[MATERIAL PROVIDED]

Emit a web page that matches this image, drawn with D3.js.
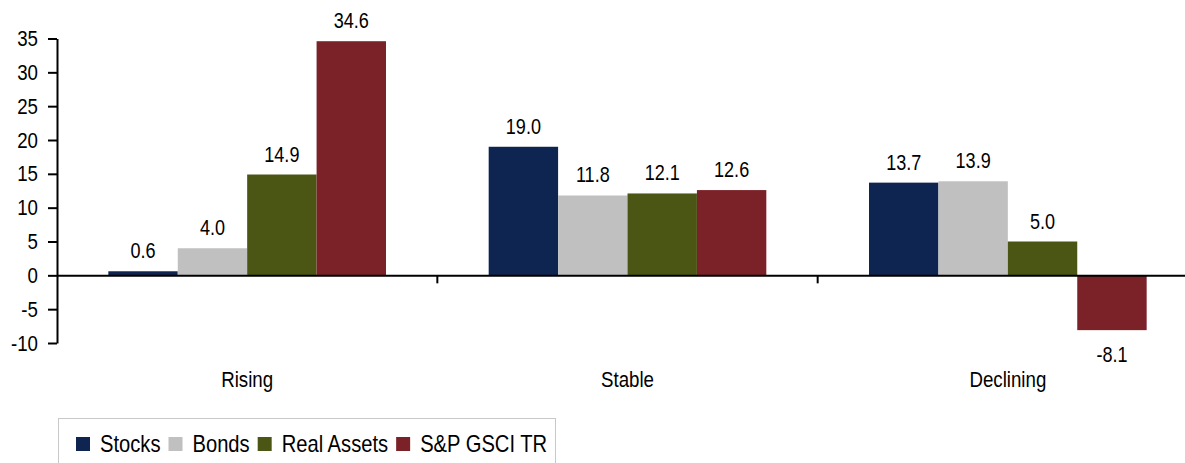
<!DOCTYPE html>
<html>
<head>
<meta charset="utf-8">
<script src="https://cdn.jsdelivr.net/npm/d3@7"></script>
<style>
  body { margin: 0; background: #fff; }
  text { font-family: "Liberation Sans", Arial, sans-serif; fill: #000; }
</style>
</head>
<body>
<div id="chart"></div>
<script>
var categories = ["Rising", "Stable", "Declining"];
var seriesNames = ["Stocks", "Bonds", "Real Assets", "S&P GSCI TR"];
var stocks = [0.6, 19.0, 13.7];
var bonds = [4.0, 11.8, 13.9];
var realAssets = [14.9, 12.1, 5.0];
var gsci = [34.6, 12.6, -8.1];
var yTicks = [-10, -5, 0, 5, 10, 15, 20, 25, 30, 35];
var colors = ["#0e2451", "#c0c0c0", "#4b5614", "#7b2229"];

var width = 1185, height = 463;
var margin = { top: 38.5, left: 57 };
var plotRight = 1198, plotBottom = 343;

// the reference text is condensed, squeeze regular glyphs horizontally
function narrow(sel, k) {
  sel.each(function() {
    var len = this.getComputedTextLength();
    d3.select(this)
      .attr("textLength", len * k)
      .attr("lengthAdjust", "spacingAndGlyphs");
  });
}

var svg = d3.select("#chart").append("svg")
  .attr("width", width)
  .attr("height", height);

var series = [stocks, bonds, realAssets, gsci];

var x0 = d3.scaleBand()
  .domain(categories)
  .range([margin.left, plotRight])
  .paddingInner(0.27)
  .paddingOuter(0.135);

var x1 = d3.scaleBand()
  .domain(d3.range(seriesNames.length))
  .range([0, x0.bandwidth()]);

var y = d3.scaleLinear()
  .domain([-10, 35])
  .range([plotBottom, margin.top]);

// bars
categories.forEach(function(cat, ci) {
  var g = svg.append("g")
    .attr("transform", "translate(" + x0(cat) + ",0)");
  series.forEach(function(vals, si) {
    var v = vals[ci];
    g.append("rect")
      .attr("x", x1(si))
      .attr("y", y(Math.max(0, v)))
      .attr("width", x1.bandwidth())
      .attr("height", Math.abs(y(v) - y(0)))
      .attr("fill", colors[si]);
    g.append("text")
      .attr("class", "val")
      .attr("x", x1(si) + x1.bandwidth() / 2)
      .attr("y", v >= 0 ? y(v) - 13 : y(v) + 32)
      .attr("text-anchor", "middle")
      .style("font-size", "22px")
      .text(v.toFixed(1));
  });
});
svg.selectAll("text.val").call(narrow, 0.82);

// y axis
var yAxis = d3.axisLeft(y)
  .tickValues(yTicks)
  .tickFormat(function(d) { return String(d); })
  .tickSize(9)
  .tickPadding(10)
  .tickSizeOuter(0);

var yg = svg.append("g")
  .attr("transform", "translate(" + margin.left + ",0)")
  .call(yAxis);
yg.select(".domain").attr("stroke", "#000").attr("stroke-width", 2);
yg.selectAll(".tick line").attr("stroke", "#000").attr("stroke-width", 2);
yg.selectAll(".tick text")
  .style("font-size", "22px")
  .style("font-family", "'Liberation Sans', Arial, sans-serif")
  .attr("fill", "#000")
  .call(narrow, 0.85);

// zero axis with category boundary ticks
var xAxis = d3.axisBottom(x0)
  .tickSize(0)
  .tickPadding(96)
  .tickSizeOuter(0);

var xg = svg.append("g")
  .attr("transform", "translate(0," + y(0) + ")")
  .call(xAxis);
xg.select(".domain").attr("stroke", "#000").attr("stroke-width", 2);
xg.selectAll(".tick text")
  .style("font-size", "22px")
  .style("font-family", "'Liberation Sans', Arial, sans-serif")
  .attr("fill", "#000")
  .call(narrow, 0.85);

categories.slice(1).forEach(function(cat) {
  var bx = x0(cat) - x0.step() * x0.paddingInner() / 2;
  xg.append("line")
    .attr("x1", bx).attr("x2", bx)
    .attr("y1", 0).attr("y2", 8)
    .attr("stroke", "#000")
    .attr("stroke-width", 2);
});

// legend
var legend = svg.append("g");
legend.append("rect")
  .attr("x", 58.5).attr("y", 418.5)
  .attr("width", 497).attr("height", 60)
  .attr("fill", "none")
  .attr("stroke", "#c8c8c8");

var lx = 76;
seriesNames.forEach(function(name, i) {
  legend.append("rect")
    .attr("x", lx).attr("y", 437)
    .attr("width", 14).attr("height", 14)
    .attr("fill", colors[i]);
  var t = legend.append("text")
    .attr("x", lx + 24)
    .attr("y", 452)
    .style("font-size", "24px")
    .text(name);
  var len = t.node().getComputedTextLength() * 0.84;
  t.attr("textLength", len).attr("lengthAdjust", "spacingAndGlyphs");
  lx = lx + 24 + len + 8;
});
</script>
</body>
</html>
* * *
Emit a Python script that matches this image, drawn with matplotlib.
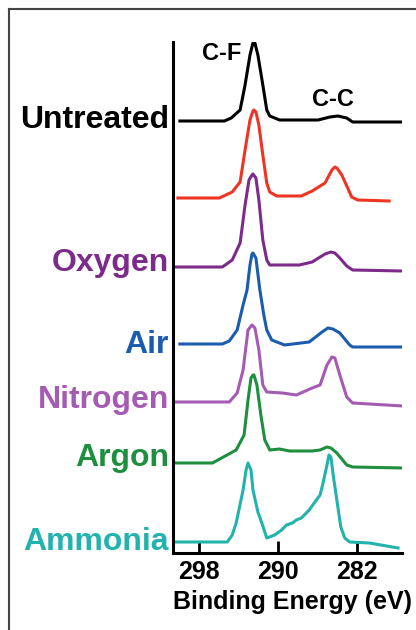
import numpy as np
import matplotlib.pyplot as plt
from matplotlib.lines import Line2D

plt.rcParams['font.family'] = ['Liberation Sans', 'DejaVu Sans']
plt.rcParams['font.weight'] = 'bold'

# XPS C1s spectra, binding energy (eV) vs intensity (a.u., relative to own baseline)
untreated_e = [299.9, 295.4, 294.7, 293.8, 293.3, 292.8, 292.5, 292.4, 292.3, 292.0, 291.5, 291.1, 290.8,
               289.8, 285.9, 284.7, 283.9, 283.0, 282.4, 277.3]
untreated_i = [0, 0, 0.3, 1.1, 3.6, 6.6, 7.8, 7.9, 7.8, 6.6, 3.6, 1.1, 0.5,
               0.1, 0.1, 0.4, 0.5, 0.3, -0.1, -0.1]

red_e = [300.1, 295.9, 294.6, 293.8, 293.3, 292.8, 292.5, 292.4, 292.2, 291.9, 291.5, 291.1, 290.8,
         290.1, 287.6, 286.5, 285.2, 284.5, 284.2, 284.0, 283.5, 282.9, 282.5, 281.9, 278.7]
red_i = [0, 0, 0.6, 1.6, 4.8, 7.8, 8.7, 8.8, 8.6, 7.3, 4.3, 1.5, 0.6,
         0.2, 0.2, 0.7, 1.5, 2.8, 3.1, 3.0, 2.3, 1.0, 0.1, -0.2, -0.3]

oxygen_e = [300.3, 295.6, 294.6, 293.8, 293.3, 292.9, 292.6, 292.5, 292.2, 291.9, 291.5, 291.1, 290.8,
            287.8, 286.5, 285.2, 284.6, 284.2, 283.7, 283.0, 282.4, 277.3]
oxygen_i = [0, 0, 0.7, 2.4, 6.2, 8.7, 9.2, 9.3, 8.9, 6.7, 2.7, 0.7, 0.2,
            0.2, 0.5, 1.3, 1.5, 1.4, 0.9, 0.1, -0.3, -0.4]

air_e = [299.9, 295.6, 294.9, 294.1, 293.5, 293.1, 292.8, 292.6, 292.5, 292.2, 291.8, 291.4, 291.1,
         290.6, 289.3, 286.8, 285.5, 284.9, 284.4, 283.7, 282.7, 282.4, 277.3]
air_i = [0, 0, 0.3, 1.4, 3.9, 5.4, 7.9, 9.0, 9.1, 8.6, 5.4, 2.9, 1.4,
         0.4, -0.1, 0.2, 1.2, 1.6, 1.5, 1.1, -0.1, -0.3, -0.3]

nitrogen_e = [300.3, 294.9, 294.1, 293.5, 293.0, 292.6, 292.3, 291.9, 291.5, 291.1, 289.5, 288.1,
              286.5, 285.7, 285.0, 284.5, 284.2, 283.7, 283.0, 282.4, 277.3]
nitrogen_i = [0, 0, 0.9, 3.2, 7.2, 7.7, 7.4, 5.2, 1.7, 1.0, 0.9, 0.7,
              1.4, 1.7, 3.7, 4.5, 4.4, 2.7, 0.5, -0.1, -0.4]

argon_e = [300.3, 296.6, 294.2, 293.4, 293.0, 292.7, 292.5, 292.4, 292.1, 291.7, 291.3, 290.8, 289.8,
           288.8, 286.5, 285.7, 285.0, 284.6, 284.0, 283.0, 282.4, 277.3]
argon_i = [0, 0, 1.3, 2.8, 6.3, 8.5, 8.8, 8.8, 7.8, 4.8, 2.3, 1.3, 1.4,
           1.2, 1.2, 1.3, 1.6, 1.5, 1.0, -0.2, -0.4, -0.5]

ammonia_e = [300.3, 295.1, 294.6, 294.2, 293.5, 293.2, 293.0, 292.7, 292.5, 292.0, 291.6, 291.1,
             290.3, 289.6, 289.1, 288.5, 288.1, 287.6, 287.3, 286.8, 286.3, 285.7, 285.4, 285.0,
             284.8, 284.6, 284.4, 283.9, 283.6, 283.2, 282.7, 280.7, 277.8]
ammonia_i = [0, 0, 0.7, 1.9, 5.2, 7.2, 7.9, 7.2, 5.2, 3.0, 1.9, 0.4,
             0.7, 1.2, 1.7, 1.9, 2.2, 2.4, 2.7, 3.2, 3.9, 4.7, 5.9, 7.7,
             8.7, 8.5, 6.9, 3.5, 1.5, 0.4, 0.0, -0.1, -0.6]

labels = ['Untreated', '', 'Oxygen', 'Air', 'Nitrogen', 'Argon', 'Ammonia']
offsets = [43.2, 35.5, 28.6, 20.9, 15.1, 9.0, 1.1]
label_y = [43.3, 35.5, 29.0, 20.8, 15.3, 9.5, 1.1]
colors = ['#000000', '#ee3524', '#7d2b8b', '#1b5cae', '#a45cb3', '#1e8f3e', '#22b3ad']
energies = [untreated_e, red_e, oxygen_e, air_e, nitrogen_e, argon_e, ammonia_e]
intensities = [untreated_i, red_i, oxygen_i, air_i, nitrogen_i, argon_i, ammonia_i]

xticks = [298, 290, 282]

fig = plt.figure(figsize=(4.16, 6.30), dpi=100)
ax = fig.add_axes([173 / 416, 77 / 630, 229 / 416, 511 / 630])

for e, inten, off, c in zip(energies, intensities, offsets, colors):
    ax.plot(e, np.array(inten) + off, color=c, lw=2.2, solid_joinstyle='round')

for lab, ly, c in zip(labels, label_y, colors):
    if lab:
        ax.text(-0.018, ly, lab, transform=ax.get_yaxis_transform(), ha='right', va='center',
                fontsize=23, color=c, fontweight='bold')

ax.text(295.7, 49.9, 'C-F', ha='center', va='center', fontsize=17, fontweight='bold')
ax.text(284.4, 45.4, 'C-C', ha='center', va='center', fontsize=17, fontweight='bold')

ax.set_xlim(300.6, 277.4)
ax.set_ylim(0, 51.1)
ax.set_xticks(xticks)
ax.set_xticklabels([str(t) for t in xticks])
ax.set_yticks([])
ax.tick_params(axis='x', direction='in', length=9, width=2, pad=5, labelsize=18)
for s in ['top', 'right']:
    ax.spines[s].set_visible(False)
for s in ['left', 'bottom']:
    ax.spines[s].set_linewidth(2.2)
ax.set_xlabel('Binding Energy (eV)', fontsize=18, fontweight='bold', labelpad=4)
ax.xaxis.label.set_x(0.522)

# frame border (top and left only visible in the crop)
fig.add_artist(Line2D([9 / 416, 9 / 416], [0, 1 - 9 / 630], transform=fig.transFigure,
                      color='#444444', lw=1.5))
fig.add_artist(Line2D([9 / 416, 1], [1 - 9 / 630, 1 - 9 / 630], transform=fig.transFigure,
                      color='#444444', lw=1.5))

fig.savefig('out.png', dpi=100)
---
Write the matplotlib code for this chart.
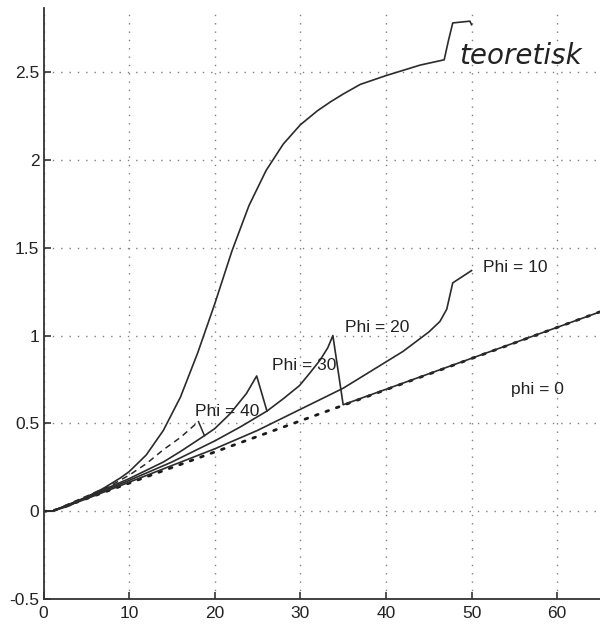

[SET TASK]
Copy exactly the part of the material above that opens with the line containing "Emit a Python" and closes with the line containing "plt.rcParams['font.weight'] = 'bold'", ends included. Drop the images.

[SOLUTION TO THIS EXERCISE]
Emit a Python script that matches this image, drawn with matplotlib.
import numpy as np
import matplotlib.pyplot as plt
from matplotlib.lines import Line2D

plt.rcParams['font.family'] = ['Liberation Sans', 'DejaVu Sans']
plt.rcParams['font.weight'] = 'bold'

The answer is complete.